This is to say that the original Kirkpatrick Doctrine, with its distinctions between “totalitarian” and “authoritarian” dictatorships, was a response to the problems of a particular moment, but, more importantly, embedded within a clearly understood geopolitical paradigm and a relatively robust domestic political consensus. These last two conditions are missing, still, three decades after the collapse of the Soviet empire and two decades after the attacks of September 11. Not only are we unsure who our adversaries are, we are unsure what victory looks like.
Augusto Pinochet’s Chile was ever the poster child for the Kirkpatrick Doctrine, its serial brutalities excused both by the need for an alliance in the Cold War struggle against Russian communism and by the prospect of an eventual democratic transition. American policy contributed much toward the “roll-back” of Soviet-aligned governments and movements in South America, but the book is still open on Chile’s transition, as recent protests indicate. The United States has welcomed and celebrated Chile’s turn to market capitalism—also coincident with the end of the Cold War—but that has done little to mitigate the class and racial structures that Pinochet represented. A return to authoritarianism is hardly out of the question; a new Kirkpatrick Doctrine must place more emphasis on democratic consolidation.
Moreover, the China-Russia-Iran-Turkey “Axis of Weevils”—to steal Walter Russell Mead’s snappy formulation—presents a more complex (if also less existentially frightening) geopolitical conundrum than did the Soviet Union. Today’s “non-aligned” autocrats have many more opportunities to play both sides of the fence, as indeed do even America’s best allies—one thinks of Great Britain’s dalliance with the Chinese on Huawei, very “unflattering” strategic behavior indeed. A 21st-century version of Kirkpatrick probably will require a more flexible set of benchmarks.
In refashioning the Kirkpatrick Doctrine for a new era, it is most critical to think through how to apply its measures to a world increasingly defined by China’s quest to be a “rule-making” great power. This is the critical test of the time. If Beijing is to be constrained by the American-made “liberal international order”—which is finally coming to be accepted wisdom—we will need a lot of help from problematic and authoritarian partners. And Beijing will hold much appeal for the corrupt elites of such states, both economically, in the form of plentiful Chinese investment, and ideologically, in the form of promotion of national sovereignty over democratic legitimacy. What’s needed is not so much a Kirkpatrick revival as a Kirkpatrick remix—once the DJ establishes a strategic playlist.

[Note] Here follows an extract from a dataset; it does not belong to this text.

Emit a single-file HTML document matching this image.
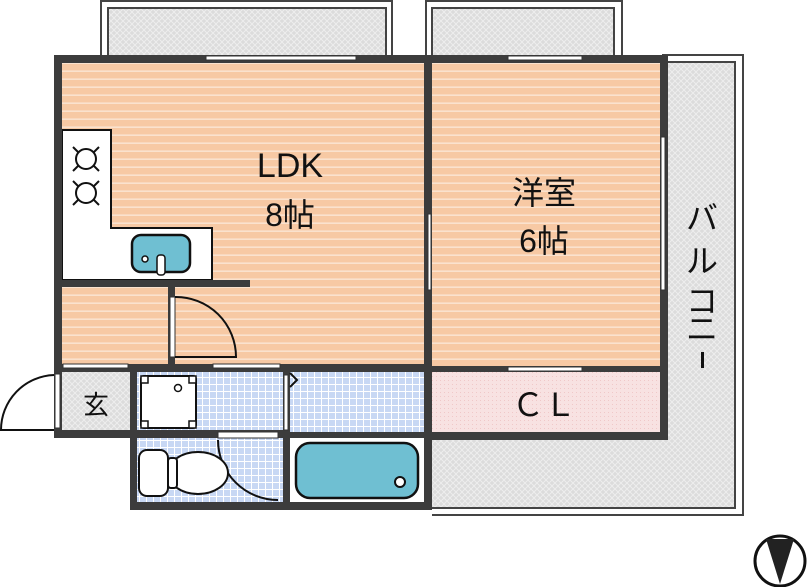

Democracies (Still) Make the Best Partners—Michele Dunne
An American diplomat surprised me recently when we were discussing the U.S. “partnership” with an Arab state. “Democracies can only have real partnerships with other democracies,” she said; “relations with authoritarian states are tactical at best.” Her statement struck me as possessing a clarity that those of U.S. officials and foreign policy analysts often lack.
Svante Cornell’s essay on how America should deal with authoritarian states, drawing on Jeane Kirkpatrick’s seminal 1979 article, observes that too many policymakers and analysts put on ideological blinders when observing authoritarians. He rejects the stale values-versus-interests paradigm, pointing out that U.S. foreign policy often has tried to advance freedom and protect national interests simultaneously. Cornell is correct in arguing, like Kirkpatrick, that authoritarian regimes are not all equally odious. He proposes to judge how to deal with a government by three criteria: how it treats its population, what ideology motivates it, and its approach to the outside world.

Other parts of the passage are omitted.